Toast the hazelnuts at 375 degrees F until the skins split, about 10-12 min. Let cool, then place in a clean kitchen towel and rub the skins off. (It doesn’t really matter if you can’t get it all off.)

Toss the cauliflower with 3 Tbsp oil and some salt and pepper. Place on a baking sheet lined with foil and bake at 425 degrees F until golden brown (about 10-15 min.), flipping over part way through.  Let cool.
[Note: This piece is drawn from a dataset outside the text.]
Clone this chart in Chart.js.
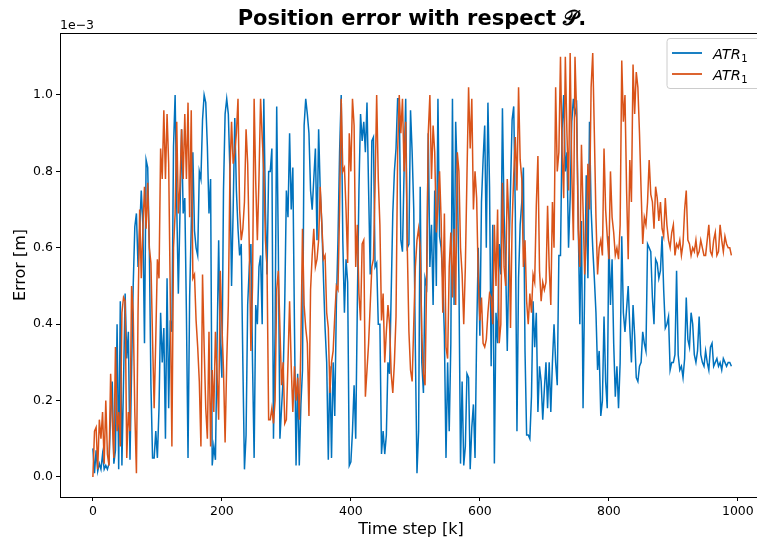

Pulse the hazelnuts and garlic in a food processor until roughly chopped. Slowly add 1/4 cup oil while machine is running. Add zest and rosemary and some salt and pepper. Process until the mixture becomes a rough paste.

To assemble:

Roll out a disk of dough on a lightly floured surface. Cut out eight 4-inch rounds (or sixteen 3-inch rounds if you want to make mini hand pies). Spread about 2 tsp hazelnut mixture on each round (1 tsp for mini rounds), leaving a 1/4-inch border. Top with cauliflower and cheese slices.  Sprinkle with pepper and extra rosemary if you want. Mix the other egg yolk with the cream and brush the edges of the dough. Cut out eight more rounds (or 16 mini rounds) from the other piece of dough. Top each pie with another round of dough and press the edges together with a fork to seal them. Place the pies on a parchment-lined baking sheet.  Use a small cookie cutter to cut out shapes from the dough scraps. Brush each pie with the egg wash, top with a cutout, and brush the cutout with the egg wash. Refrigerate about 30 min, until firm. Bake at 375 degrees F until crust is golden brown, about 30 min. Serve warm or at room temperature with quince paste.

assembling hand pies

(Recipe adapted slightly from Martha Stewart’s Pies & Tarts)

Millennium Park


From → Appetizers

  1. Liz Fledderjohann permalink

    Your recipe looked so good, and I loved seeing the photos of you, John and your friends enjoying such a pleasant time in Chicago. Thanks for sharing your excellent recipes.

  2. You WOULD do something like competitive picnicking 😉 Looks like you had fun. Glad you could come for a picnic here!